SAN ANTONIO — The San Antonio City Council on Thursday voted to use eminent domain to get over a lingering hurdle in a multimillion-dollar plan that would build a new Alamo museum and visitor center
Moses Rose's Hideout remains the lone business that has yet to accept an offer for his business as the Alamo Trust Board of Directors looks to proceed. Owner Vince Cantu is in a stalemate with the Alamo Trust and Texas General Land Office, having rejected multiple offers since 2020.
"[I'm] disappointed with the decision today, I think the fight for private property rights, the fight for the legacy of the Alamo defenders all went down today," Cantu told KENS 5.
Today, several members of the community including descendants of Alamo Defenders support the city's right to use eminent domain. The Alamo Trust says Cantu has been the only business owner who has failed to make a deal.
"There’s been three separate offers made in an attempt to have a productive conversation and that has not been possible,” Kate Rogers, executive director of the Alamo Trust said during the meeting.
City Council voted yes in using eminent domain for the Alamo Trust that will permit the seizure of Cantu's business, making the standoff even pricklier.
According to City Attorney Andy Segovia, the vote is specifically to start the condemnation process, which usually involves an accelerated negotiation process that could still take months.
"We can't just take properties that are convenient for us," Segovia said. "We need to show there's a compelling public purpose for this. We don't think we'll have an issue showing that."
In its letter to San Antonio leaders, the board of directors behind the project said they have reached "a critical impasse" that puts "the future of the Alamo Plan at stake."

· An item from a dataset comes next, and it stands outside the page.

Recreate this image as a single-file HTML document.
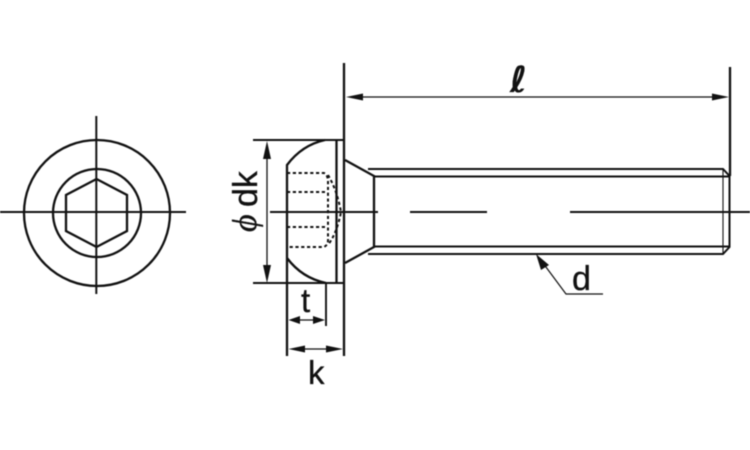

The Alamo Trust says it will receive significant investment from the State of Texas, which is expecting the museum to open by March 2026.
"Every day counts," Rogers said.
According to a timeline obtained by KENS 5, Cantu set his asking price at $17 million in 2020. After two rejected offers of $2 million in 2020 and $2.5 million in 2022, the trust says it appraised the property at 516 East Houston St. to get a future five-year and 10-year valuation.
They claim the property was appraised at $2.1 million and offered $3.5 million to Cantu in December 2022. He rejected that offer, too.
During Thursday's meeting, Cantu said he would entertain an offer around $8 million for the property.
"We're walking away from generational wealth. That's worth more than today's value," Cantu told reporters after the vote.
"Mr. Cantu has been offered a more than fair price for his property, yet he continues to demand more than six times the value of his property," the letter states in part. "The Alamo Plan calls for restoring and preserving the incredible 300-plus-year history of the sole remaining structures, the Alamo Church and Long Barrack."
The board alleges that if they don't secure the space that Moses Rose's Hideout occupies, it could result in a loss of $1.7 million in revenue.
Segovia said the city has initiated condemnation proceedings several times in the past.
Construction on the Alamo Museum is supposed to begin this summer, but its unclear if the parties will reach a resolution. The city says now that its used eminent domain, they want to accelerate the negotiation.
"Moses Rose's will die on the grounds of the Alamo, like maybe he should've done, a lot of people think," Cantu said.